Material provided:
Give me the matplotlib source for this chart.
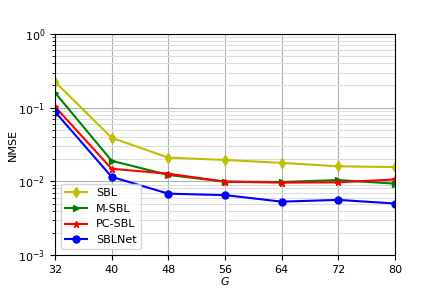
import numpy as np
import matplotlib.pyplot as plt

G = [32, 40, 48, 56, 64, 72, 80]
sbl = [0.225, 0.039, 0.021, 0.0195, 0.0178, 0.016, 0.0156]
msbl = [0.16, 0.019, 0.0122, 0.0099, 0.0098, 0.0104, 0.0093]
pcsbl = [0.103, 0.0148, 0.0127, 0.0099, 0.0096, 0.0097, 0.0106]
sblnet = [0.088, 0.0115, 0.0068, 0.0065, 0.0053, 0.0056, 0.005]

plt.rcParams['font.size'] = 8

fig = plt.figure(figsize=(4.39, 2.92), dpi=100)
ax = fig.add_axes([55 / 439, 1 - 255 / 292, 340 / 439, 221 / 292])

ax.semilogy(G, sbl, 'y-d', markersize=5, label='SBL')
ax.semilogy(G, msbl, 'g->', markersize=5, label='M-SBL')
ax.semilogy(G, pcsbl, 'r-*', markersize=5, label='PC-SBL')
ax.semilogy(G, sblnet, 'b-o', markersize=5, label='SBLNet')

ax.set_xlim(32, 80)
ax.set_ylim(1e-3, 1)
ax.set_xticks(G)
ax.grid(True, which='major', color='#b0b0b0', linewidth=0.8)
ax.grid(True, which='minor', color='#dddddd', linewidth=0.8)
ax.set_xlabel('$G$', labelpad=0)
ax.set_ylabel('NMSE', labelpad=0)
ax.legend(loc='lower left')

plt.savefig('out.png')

What is being asked: Lines containing the word "matplotlib" are to be counted in the listing; state their number alone.

In response: 2